A group of 10 to 16-year-olds agreed to sit down for an honest discussion about bullying. The kids were eager to share their stories and when asked who had experienced bullying, all nine hands shot up in the air. But the next question was met with some hesitation. The question was simple:
What is bullying?
“Does it count if you’re a bystander?” one girl asked. Another asked if it counts if you’re mean to someone who is mean to you. It was as if they were trying to measure each situation. If the “bully behavior scale” tips too far in one direction, then surely what you’re experiencing is bullying, right? This is why bullying is hard to understand. You can’t exactly measure bullying, but we all think we know it when we see it.
Bullying is defined as the repetition of unwanted, aggressive behavior that involves a real or perceived imbalance of power, according to stopbullying.gov. Bullying can take many forms, both in person and online. It can be verbal like name-calling or threatening to cause harm; physical like hitting someone or breaking someone’s property; or social like excluding someone from a group or spreading rumors online.

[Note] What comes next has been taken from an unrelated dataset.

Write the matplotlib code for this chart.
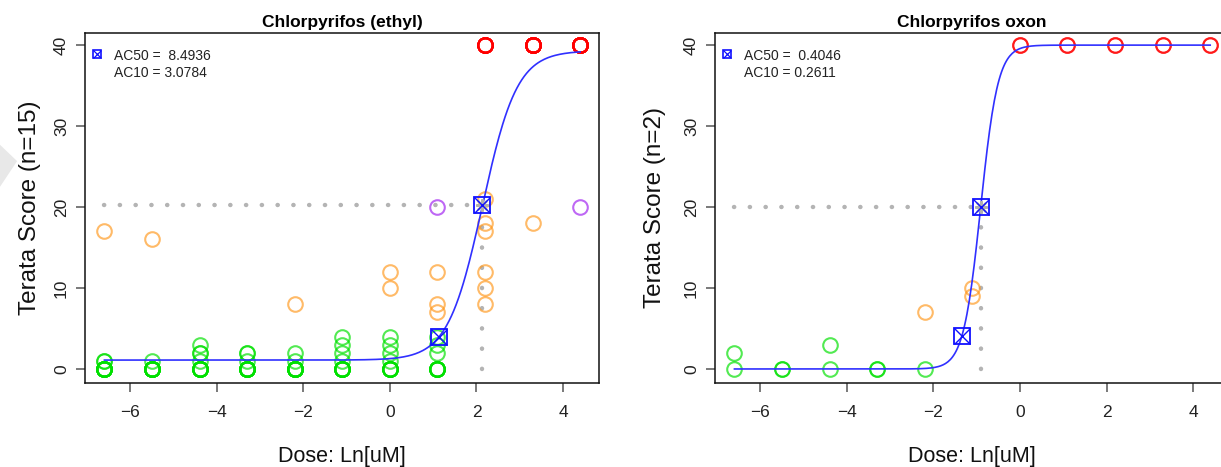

Who is a target for bullying?
One out of every five students say the were bullied in 2016. The experience is isolating, regardless of what form it takes.
“It just really hurts because I only have like literally two friends that really get me and understand me”, 10-year-old Lily explains.
16-year-old Aubrianna says she’s faced situations at school where race comes into play. Unfortunately, her story is not uncommon. More than one-third of adolescents say they have experience biased-based bullying. Aubrianna says she attends a predominantly white school, where African Americans are the minority.
“If I need a fake name they’ll give me a black name." She says she’s heard classmates tell racist jokes on more than one occasion. She initially tried to laugh it off, but it didn’t stop. “I was like ‘ok, there’s a line that you do not cross and you just crossed it.’ I was being bullied and I stood up for myself.”
Each student had a story to share. Mila says people make fun of her because she stutters. Sarah Jewell says other kids tease her about her weight.